In its heyday, though, the paper district didn’t just employ many Sandusky residents. It could even produce poetry.
Pierre Drewsen, a chemical engineer with the old Hinde and Dauch Paper Company, wrote a sonnet praising the machines that make big rolls of paper, such as the ones the Sandusky Register is printed on. According to a handwritten note Drewsen sent in February 1939 to Sandusky Library librarian Dorothy Keefe, the poem was printed in the June 1935 issue of “The Paper Industry.”
To the Paper Machine
A monument to human thought you stand
Niagara like. Unceasingly you roll
Over your frames a clean, unwritten scroll
On which the future’s deeds will leave their brand.

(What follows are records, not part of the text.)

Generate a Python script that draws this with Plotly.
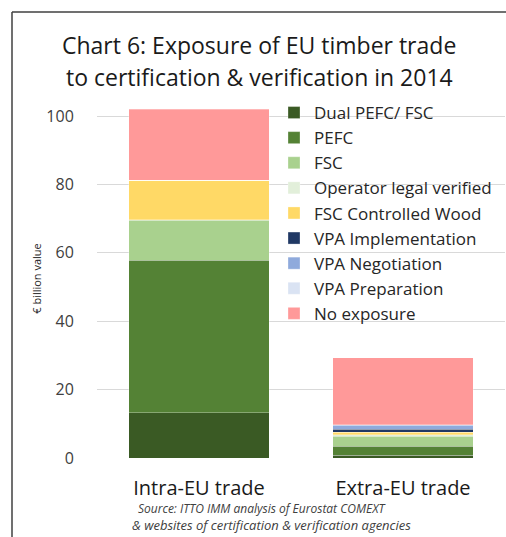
import plotly.graph_objects as go

categories = ["Intra-EU trade", "Extra-EU trade"]
series_names = ["Dual PEFC/ FSC", "PEFC", "FSC", "Operator legal verified",
                "FSC Controlled Wood", "VPA Implementation", "VPA Negotiation",
                "VPA Preparation", "No exposure"]
dual_pefc_fsc = [13.2, 0.8]
pefc = [44.7, 2.7]
fsc = [11.7, 2.9]
operator_legal = [0.1, 0.4]
fsc_controlled = [11.6, 0.7]
vpa_implementation = [0.0, 0.9]
vpa_negotiation = [0.0, 1.25]
vpa_preparation = [0.0, 0.1]
no_exposure = [20.7, 19.5]
y_ticks = [0, 20, 40, 60, 80, 100]

series_values = [dual_pefc_fsc, pefc, fsc, operator_legal, fsc_controlled,
                 vpa_implementation, vpa_negotiation, vpa_preparation, no_exposure]
colors = ["#3a5a24", "#548235", "#a9d18e", "#e2efda", "#ffd966",
          "#203864", "#8faadc", "#dae3f3", "#ff9999"]

FONT = "Open Sans"

fig = go.Figure()
for name, vals, col in zip(series_names, series_values, colors):
    fig.add_trace(go.Bar(
        x=categories, y=vals, name=name,
        marker=dict(color=col, line=dict(color="rgba(255,255,255,0.5)", width=0.6)),
    ))

W, H = 506, 537
L, R, T, B = 97, 1, 99, 79
pw, ph = W - L - R, H - T - B

def px(x):
    return (x - L) / pw

def py(y):
    return (H - B - y) / ph

fig.update_layout(
    width=W, height=H,
    margin=dict(l=L, r=R, t=T, b=B, autoexpand=False),
    barmode="stack", bargap=0.31,
    plot_bgcolor="white", paper_bgcolor="white",
    font=dict(family=FONT, color="#404040"),
    showlegend=True,
    legend=dict(
        traceorder="normal",
        x=px(274), xanchor="left", y=py(95), yanchor="top",
        bgcolor="rgba(255,255,255,0)",
        font=dict(family=FONT, size=17, color="#262626"),
        itemwidth=30,
    ),
    xaxis=dict(
        range=[-0.5, 1.5], showgrid=False, showline=False, zeroline=False,
        tickfont=dict(family=FONT, size=20, color="#1a1a1a"),
        ticks="outside", ticklen=12, tickcolor="rgba(0,0,0,0)",
    ),
    yaxis=dict(
        range=[0, 105], tickvals=y_ticks, showgrid=True, gridcolor="#d9d9d9",
        gridwidth=1, zeroline=False, showline=False,
        tickfont=dict(family=FONT, size=16, color="#404040"),
        ticks="outside", ticklen=19, tickcolor="rgba(0,0,0,0)",
        title=dict(text="€ billion value", font=dict(family=FONT, size=11, color="#262626"),
                   standoff=2),
    ),
    shapes=[
        dict(type="line", xref="paper", yref="paper",
             x0=px(12), x1=px(12), y0=py(12), y1=py(537), line=dict(color="#404040", width=1.5)),
        dict(type="line", xref="paper", yref="paper",
             x0=px(12), x1=px(506), y0=py(12), y1=py(12), line=dict(color="#404040", width=1.5)),
    ],
    annotations=[
        dict(text="Chart 6: Exposure of EU timber trade", xref="paper", yref="paper",
             x=px(259), y=py(45), xanchor="center", yanchor="middle", showarrow=False,
             font=dict(family=FONT, size=23, color="#1a1a1a")),
        dict(text="to certification &amp; verification in 2014", xref="paper", yref="paper",
             x=px(259), y=py(77), xanchor="center", yanchor="middle", showarrow=False,
             font=dict(family=FONT, size=23, color="#1a1a1a")),
        dict(text="<i>Source: ITTO IMM analysis of Eurostat COMEXT</i>", xref="paper", yref="paper",
             x=px(136), y=py(508), xanchor="left", yanchor="middle", showarrow=False,
             font=dict(family=FONT, size=12, color="#404040")),
        dict(text="<i>&amp; websites of certification &amp; verification agencies</i>", xref="paper", yref="paper",
             x=px(130), y=py(525), xanchor="left", yanchor="middle", showarrow=False,
             font=dict(family=FONT, size=13, color="#404040")),
    ],
)

fig.write_html("out.html", config={"displayModeBar": False},
               post_script="document.body.style.margin='0';document.body.style.padding='0';")
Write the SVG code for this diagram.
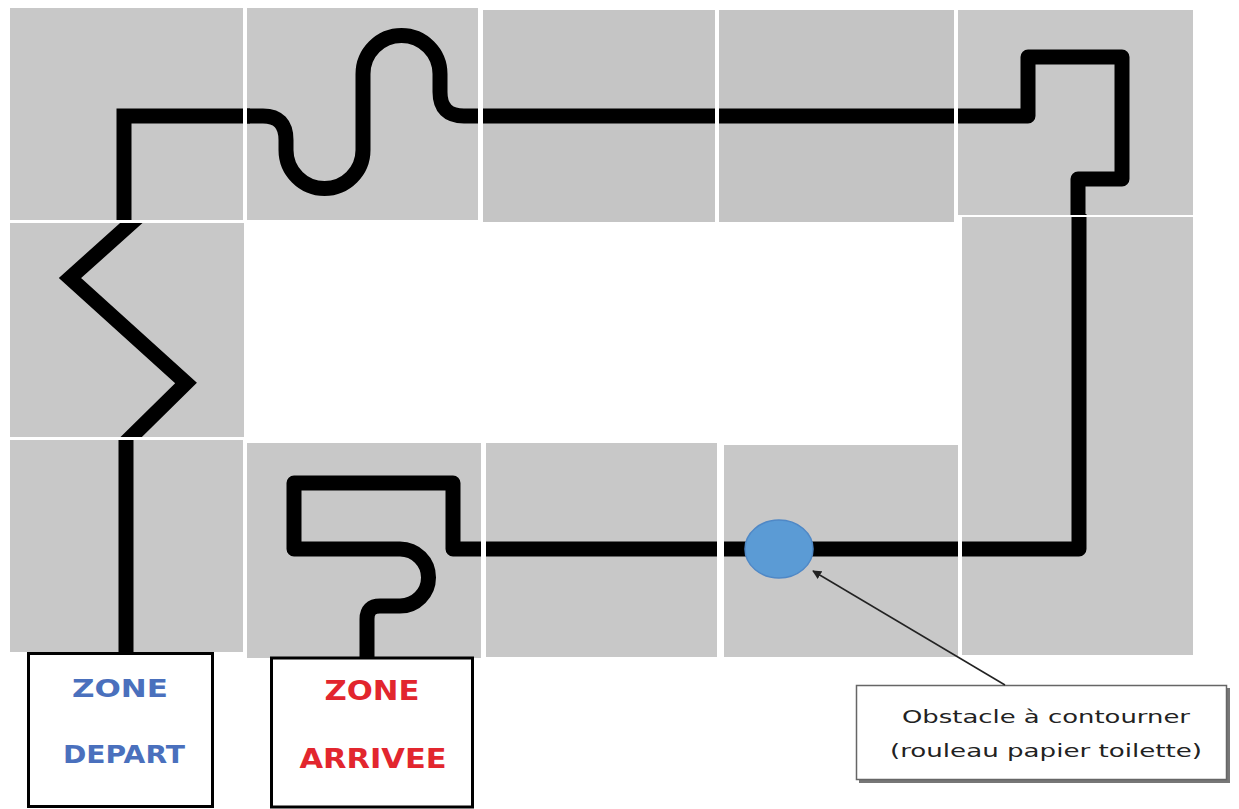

What messages will glide throughout the land
Inscribed upon your white! From pole to pole,
What goods wrapped in your film will seek their goal
Within our shores, or on a foreign strand!
The sturdy lads who feed your tanks and turn
Your wheels; who guide your wires and blankets straight,
Show in their well drilled movements small concern
For those forgotten men, who, long and late
Toiled through the night o’er bench and board to earn
Oblivion — that your product might be great!
— Pierre Drewsen
No doubt the English majors among you recognize that Mr. Drewsen penned a Petrarchan sonnet.
Will future English majors have to be told what “paper” is?